The profiles may be derived systematically from the following assumptions, all of which can be demonstrated aurally using CAI.

(a) The tonic is the root of a consonant triad. The tonic triad acts as a reference point for the perception of other triads.

(b) The prevalence (frequency of occurrence) of a given chord in a given tonality depends on (i) its consonance (roughness, root ambiguity) and (ii) its harmonic relationship (pitch commonality) to the tonic triad.

(c) The scale (aggregate pc-salience profile) implied by a sequence of chords is a combination of the scales (pc-salience profiles) implied by the individual chords, as in (6) above.
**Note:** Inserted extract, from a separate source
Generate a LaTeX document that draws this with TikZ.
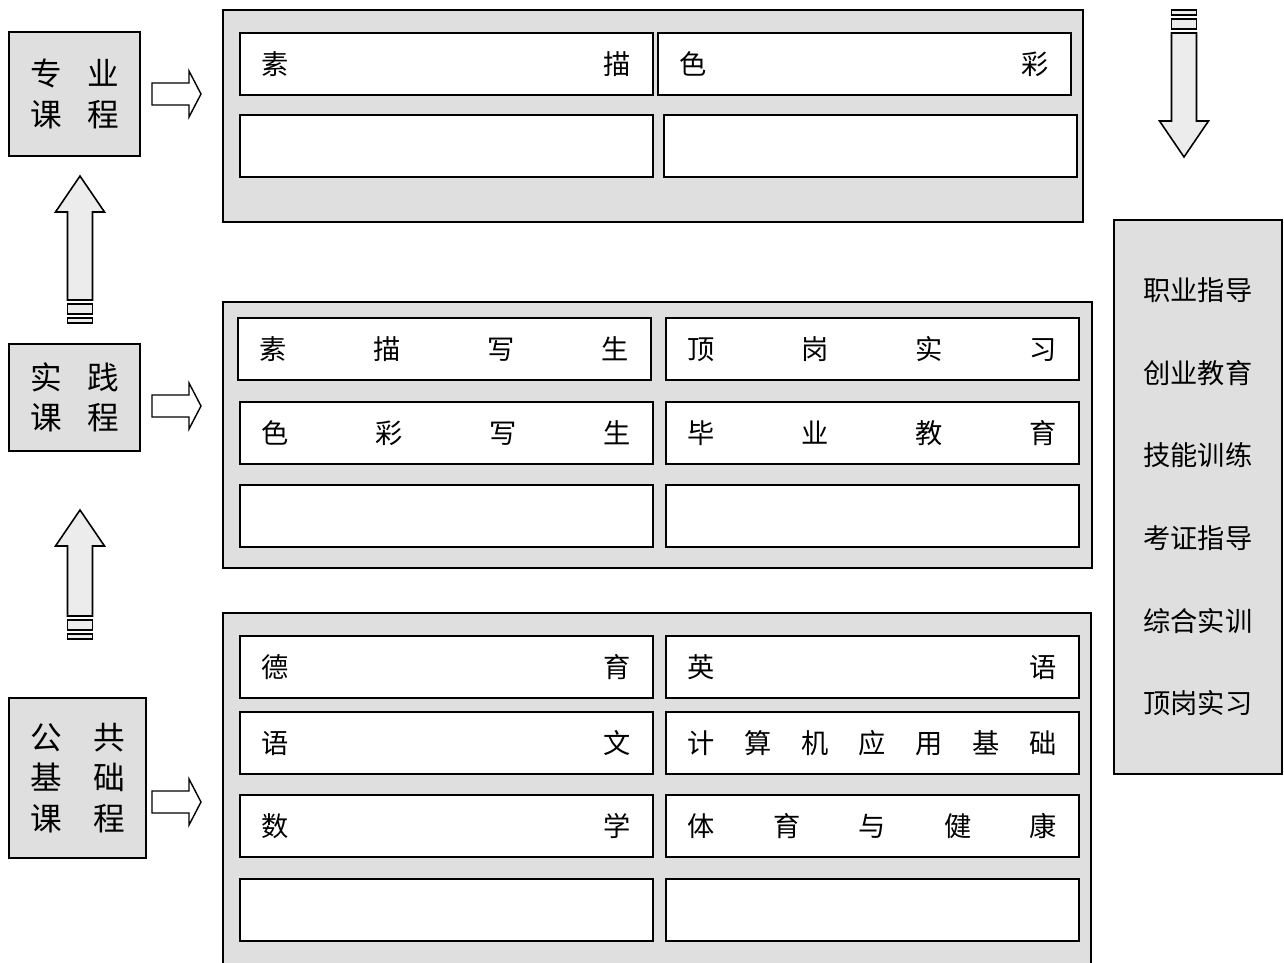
\documentclass[tikz,border=0pt]{standalone}
\usepackage{fontspec}
\newfontfamily\hei{Noto Sans CJK SC}
\usetikzlibrary{positioning}
\newcommand{\cellrow}[1]{\makebox[7.38cm]{#1}}

\begin{document}
\begin{tikzpicture}[x=0.02cm, y=-0.02cm, line width=1.1pt,
    lbox/.style={draw, fill=gray!25, anchor=north west, minimum width=2.62cm, inner sep=0pt,
      align=center, font=\hei\fontsize{18}{23}\selectfont},
    panel/.style={draw, fill=gray!25},
    cell/.style={draw, fill=white, anchor=north west, minimum width=8.26cm, minimum height=1.24cm,
      inner sep=0pt, font=\hei\fontsize{15.5}{18}\selectfont},
    rbox/.style={draw, fill=gray!25, anchor=north west, minimum width=3.36cm, minimum height=11.08cm,
      inner sep=0pt, align=center, font=\hei\fontsize{15.5}{47}\selectfont},
    pics/rarrow/.style={code={
      \draw[fill=white, line width=0.8pt] (0,-11) -- (37,-11) -- (37,-23) -- (49,0)
        -- (37,23) -- (37,11) -- (0,11) -- cycle;}},
    pics/uparrow/.style={code={
      \draw[fill=gray!15, line width=0.9pt] (0,0) -- (24.5,36) -- (12.5,36) -- (12.5,#1)
        -- (-12.5,#1) -- (-12.5,36) -- (-24.5,36) -- cycle;
      \draw[fill=gray!15, line width=0.9pt] (-12.5,#1+4) rectangle (12.5,#1+14);
      \draw[fill=gray!15, line width=0.9pt] (-12.5,#1+18) rectangle (12.5,#1+23);}}]

    \useasboundingbox (0,0) rectangle (1284,963);
    \clip (0,0) rectangle (1284,963);

    % Left column
    \node[lbox, minimum height=2.48cm] (zhuanye) at (8,31) {专\hspace{0.8em}业\\课\hspace{0.8em}程};
    \node[lbox, minimum height=2.14cm] (shijian) at (8,343) {实\hspace{0.8em}践\\课\hspace{0.8em}程};
    \node[lbox, minimum width=2.74cm, minimum height=3.2cm] (gonggong) at (8,697)
      {公\hspace{1em}共\\基\hspace{1em}础\\课\hspace{1em}程};

    % Arrows
    \pic at (152,94) {rarrow};
    \pic at (152,406) {rarrow};
    \pic at (152,802) {rarrow};
    \pic at (80,176) {uparrow=124};
    \pic at (80,510) {uparrow=106};
    \pic[rotate=180] at (1184,157) {uparrow=124};

    % Top panel
    \draw[panel] (223,10) rectangle (1083,222);
    \node[cell] (sumiao) at (239,32) {\cellrow{素\hfill 描}};
    \node[cell] (secai) at (657,32) {\cellrow{色\hfill 彩}};
    \node[cell] (zyempty1) at (239,114) {};
    \node[cell] (zyempty2) at (663,114) {};

    % Middle panel
    \draw[panel] (223,302) rectangle (1092,568);
    \node[cell] (sumiaoxs) at (237,317) {\cellrow{素\hfill 描\hfill 写\hfill 生}};
    \node[cell] (dinggang) at (665,317) {\cellrow{顶\hfill 岗\hfill 实\hfill 习}};
    \node[cell] (secaixs) at (239,401) {\cellrow{色\hfill 彩\hfill 写\hfill 生}};
    \node[cell] (biye) at (665,401) {\cellrow{毕\hfill 业\hfill 教\hfill 育}};
    \node[cell] (sjempty1) at (239,484) {};
    \node[cell] (sjempty2) at (665,484) {};

    % Bottom panel
    \draw[panel] (223,613) rectangle (1091,990);
    \node[cell] (deyu) at (239,635) {\cellrow{德\hfill 育}};
    \node[cell] (yingyu) at (665,635) {\cellrow{英\hfill 语}};
    \node[cell] (yuwen) at (239,711) {\cellrow{语\hfill 文}};
    \node[cell] (jisuanji) at (665,711) {\cellrow{计\hfill 算\hfill 机\hfill 应\hfill 用\hfill 基\hfill 础}};
    \node[cell] (shuxue) at (239,794) {\cellrow{数\hfill 学}};
    \node[cell] (tiyu) at (665,794) {\cellrow{体\hfill 育\hfill 与\hfill 健\hfill 康}};
    \node[cell] (ggempty1) at (239,878) {};
    \node[cell] (ggempty2) at (665,878) {};

    % Right column
    \node[rbox] (zhiye) at (1113,219) {职业指导\\创业教育\\技能训练\\考证指导\\综合实训\\顶岗实习};
\end{tikzpicture}
\end{document}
(8) The finality of a cadence of consonant chords corresponds to the correlation coefficient between its aggregate pc-salience profile and the closest key profile according to Krumhansl and Kessler. Using this principle, the "most final possible" cadences may be systematically derived by investigating all possible cadences of two or three major or minor triads. This procedure may be demonstrated aurally, providing a systematic, perceptual basis for the standard cadence and prolongation types (authentic cadence, "plagal prolongation," etc.) and other common chord progressions.

Implementation

The described software is currently being developed. Significant changes to the above plan may be expected as the project evolves, and as students try out the method and make suggestions. The method is initially being implemented on a Macintosh Classic II, using 8-bit sound resources played over the built-in 22 kHz sound output, a "lo-fi" approach that requires no additional hardware. Future expansion will include a MIDI link to a 16-bit, 44 kHz sampler.

Conclusion

The chief advantage of the ear-training component of the method is the use of computer-generated octave-complex tones in the earlier units, enabling students to holistically and spontaneously recognize chord and interval qualities, before going on to tackle inversions, other aspects of voicing, and different instrumental timbres.

The chief advantage of the harmonic-theory component is that the internal logic of the harmonic-tonal system may be demonstrated both aurally and theoretically in an integrated program. The long-term plan is to create a systematic derivation of harmonic vocabulary from a limited number of principles (principle of parsimony) that is supported by sound examples at every stage.

Of course, the described method is not intended to stand alone. It should be combined with a range of other CAI and classroom methods of teaching ear training and harmony.